広義の「嫉妬」は両方含む概念とし、その下位概念に「羨望」と「嫉妬」は配置した方がわかりやすい。 あと「良性嫉妬」とかを議論に載せるなら、山本先生の提案通り「良性嫉妬=憧憬」と分類するのが良いでしょう。
すると下図のようになります。
「自己/他者」の軸は「自分が変わる」か「他者を変える」かです。 自分より優れた人を見たとき「あの人のようになりたい」と思えば「憧憬」や「憧れ」です。 自分もそうなろうと努力する。 そうした向上心として機能します。
それに対し「あいつは幸運に恵まれただけだ。ずるい」という感情は「羨望」です。 羨ましい。 「家柄がいいだけだ」とか「上司のお気に入りだから」とか他者軸で物事を考えている。 自分ではコントロールできない。 そこで考えるのは「不幸になればいい」という呪い。 「もてはやされた人」が没落する姿に心が躍る。 他人の不幸は蜜の味。
それが「羨望」という感情です。
欠如/喪失
もう一つの軸である「欠如/喪失」はジンメルから拝借しました。
ジンメルは「獲得/保持」とも言っています。 自分が持ってないものを他者が持っていることに対して抱く感情が「羨望」。 それに対し、自分のものを他人に奪われたという怒りが「嫉妬」に当たります。
これは途中にあったサルの実験が面白かった。 二匹のサルに課題を与え、その報酬としてキュウリを与える。 二匹ともキュウリの間は喜んでキュウリを齧ってるのですが、途中から一匹だけブドウを与えるように変えてみた。 するとキュウリのサルはがむしゃらに課題を繰り返し、それでもキュウリしかもらえないとなると、今度はキュウリを投げ捨ててしまう。 相手のサルに暴力を振るうし、実験道具もメチャクチャにする。

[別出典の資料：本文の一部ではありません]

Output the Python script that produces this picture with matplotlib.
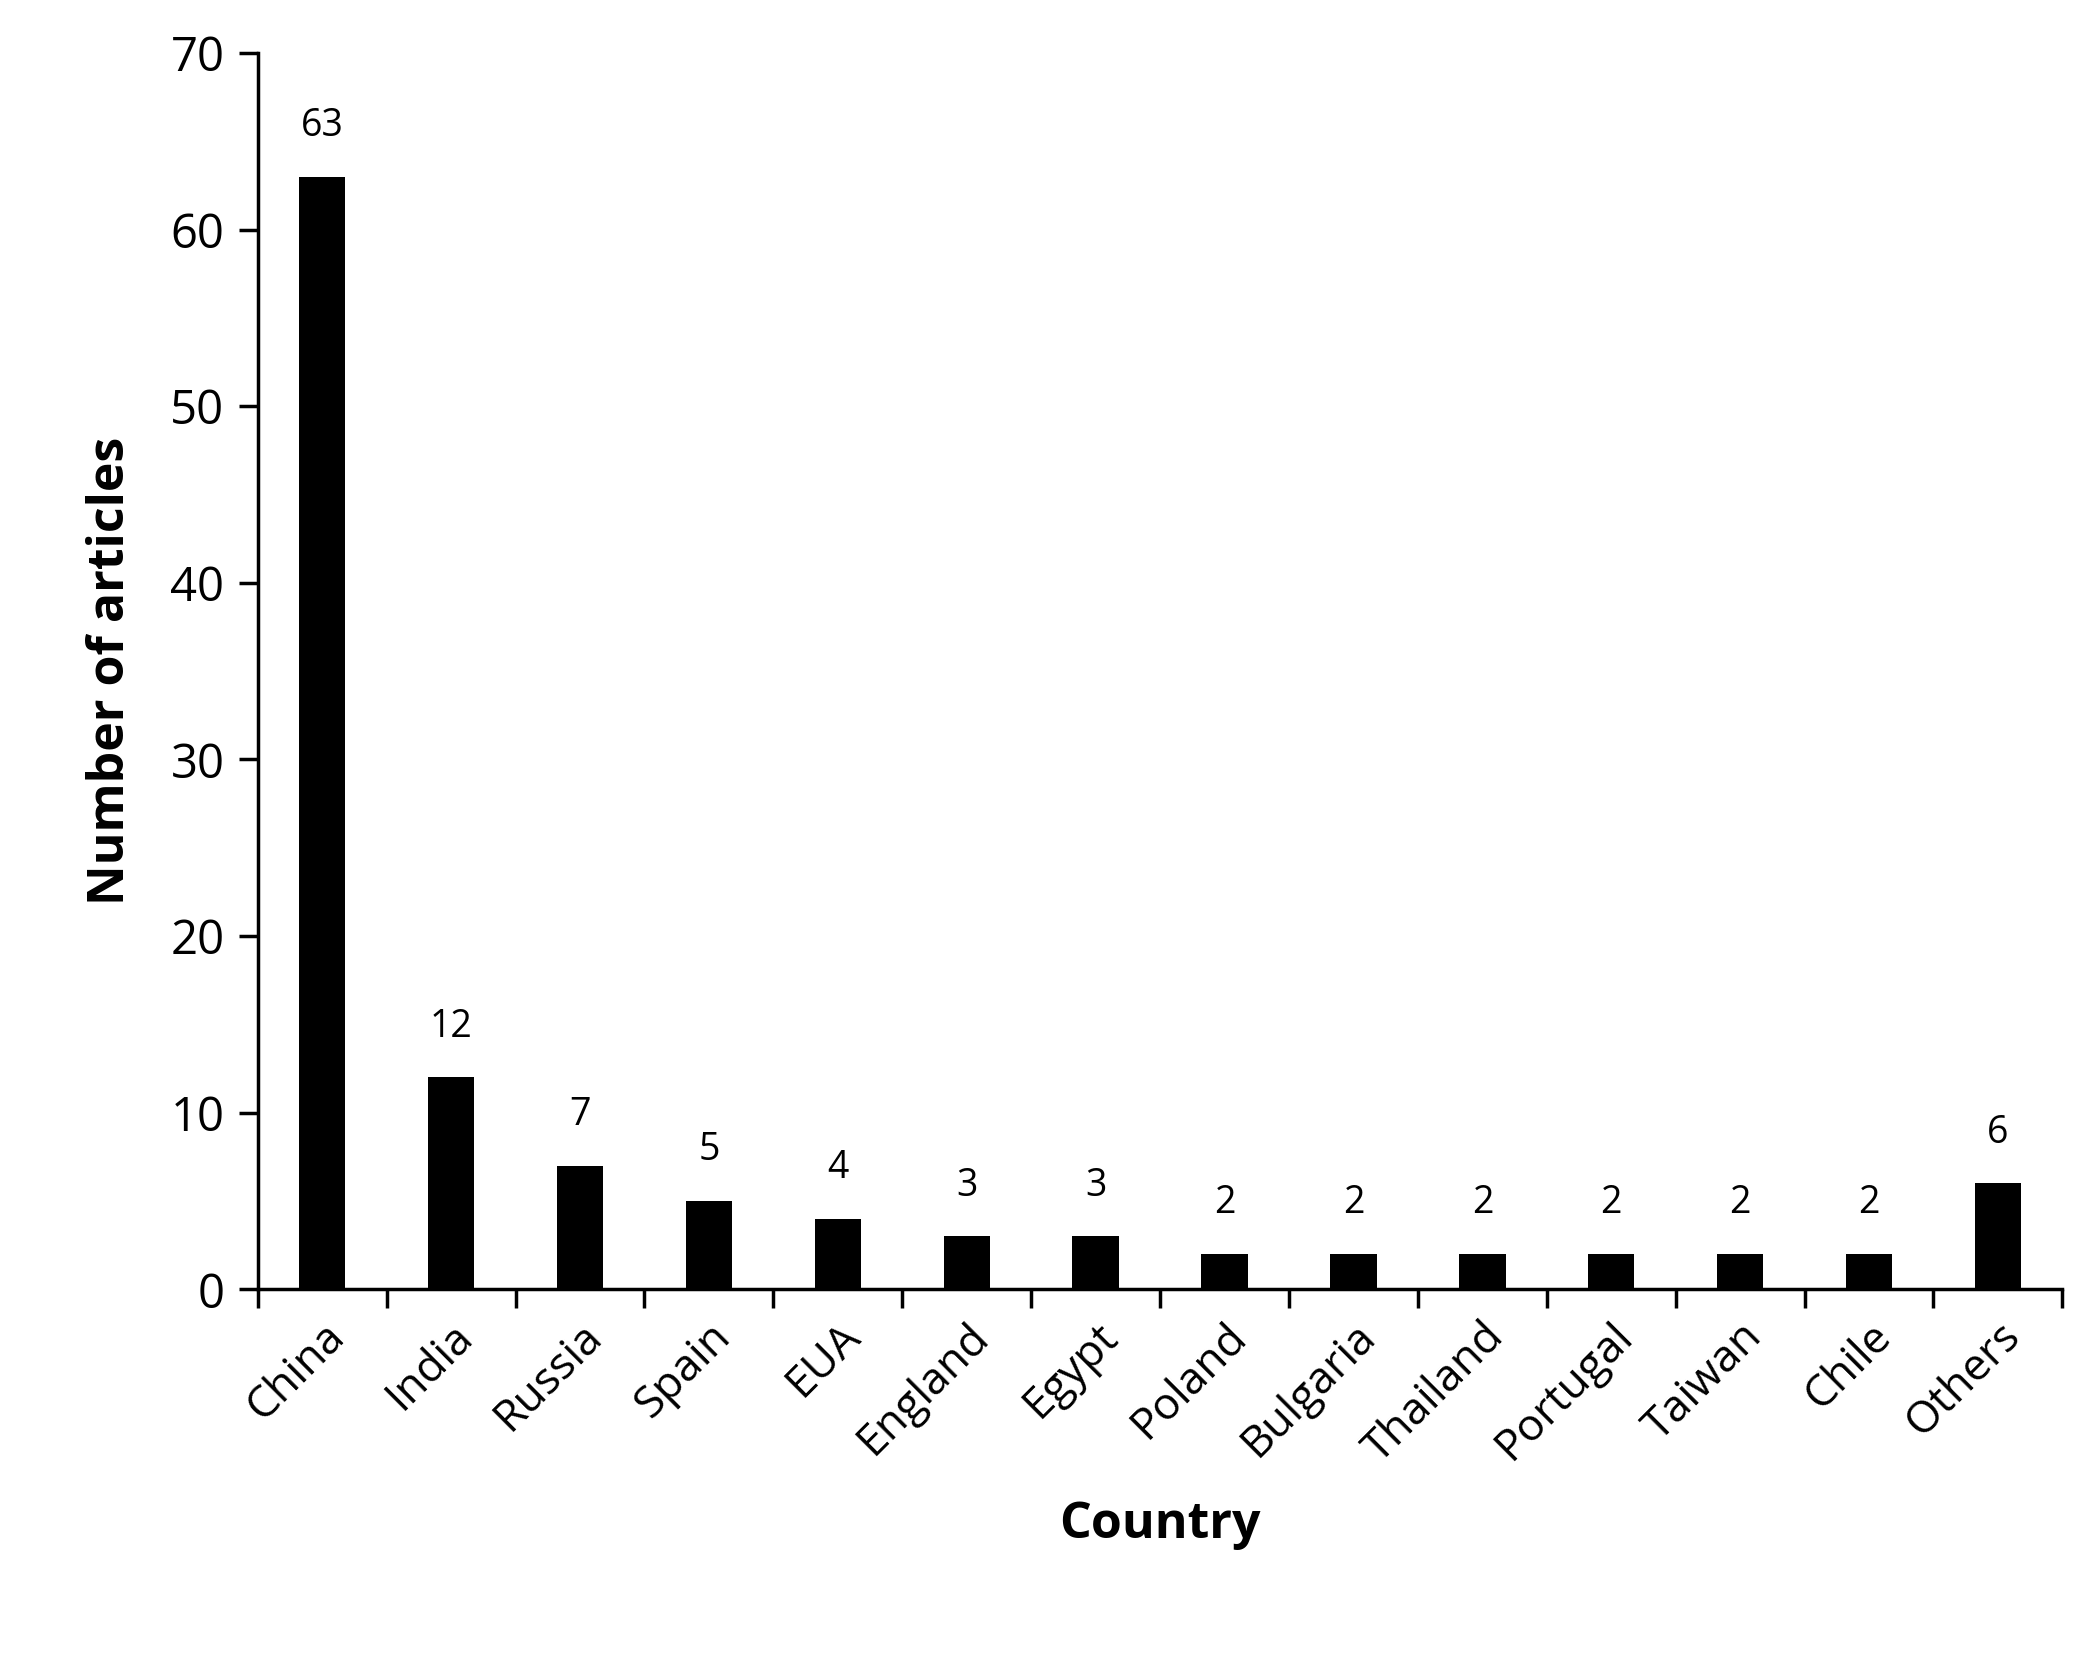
import matplotlib.pyplot as plt
import numpy as np

countries = ['China', 'India', 'Russia', 'Spain', 'EUA', 'England', 'Egypt',
             'Poland', 'Bulgaria', 'Thailand', 'Portugal', 'Taiwan', 'Chile', 'Others']
articles = [63, 12, 7, 5, 4, 3, 3, 2, 2, 2, 2, 2, 2, 6]

plt.rcParams['font.family'] = ['Open Sans', 'DejaVu Sans']

fig = plt.figure(figsize=(20.79, 16.53), dpi=100)
ax = fig.add_axes([0.124, 0.22, 0.868, 0.748])

x = np.arange(len(countries))
ax.bar(x, articles, width=0.36, color='black')
for xi, v in zip(x, articles):
    ax.text(xi, v + 1.8, str(v), ha='center', va='bottom', fontsize=27)

ax.set_xlim(-0.5, len(countries) - 0.5)
ax.set_ylim(0, 70)
ax.set_yticks(range(0, 71, 10))
ax.set_xticks(x)
ax.set_xticklabels(countries, rotation=45, ha='right', rotation_mode='anchor')
ax.set_xticks(np.arange(-0.5, len(countries), 1), minor=True)
ax.tick_params(axis='x', which='major', length=0, labelsize=32, pad=18)
ax.tick_params(axis='x', which='minor', length=14, width=2.5, direction='out')
ax.tick_params(axis='y', length=14, width=2.5, labelsize=34, pad=10)

for s in ['top', 'right']:
    ax.spines[s].set_visible(False)
for s in ['left', 'bottom']:
    ax.spines[s].set_linewidth(2.5)

ax.set_xlabel('Country', fontsize=36, fontweight='bold', labelpad=20)
ax.set_ylabel('Number of articles', fontsize=36, fontweight='bold', labelpad=25)

fig.savefig('out.png', dpi=100)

これが「嫉妬」です。 よくわかるわあ。 ほんと、あるある。 サル並みかぁ。
4象限の「喪失の自己軸」が「?」だったのですが、アリストテレスの「義憤」で埋めてみました。 アリストテレス自身は「義憤」を「嫉妬」とは別物と考えていますが、そう考えるのは類似性があるからでしょう。 「本来自分が得るはずのものを略奪された」という怒り。 それが、自分の権利回復に向かうなら「義憤」です。
まとめ
さて、この表からわかるのは「嫉妬を義憤に変えましょう」という教訓ではありません。 そんな簡単に変わってたまるか、と思います。
でも、長い生命の歴史において「嫉妬」が形成されたことには、何か積極的な意味があると思うんですけどね。 それが現代の「評価社会」において不適切な表出をしている。 ここをどう変えれば「嫉妬」の利点を引き出せるだろうか。
そもそも嫉妬の「利点」とは何だろう。 「もし嫉妬がなかったら」の思考実験をしてみないと「利点は何か」が見えてこないかな。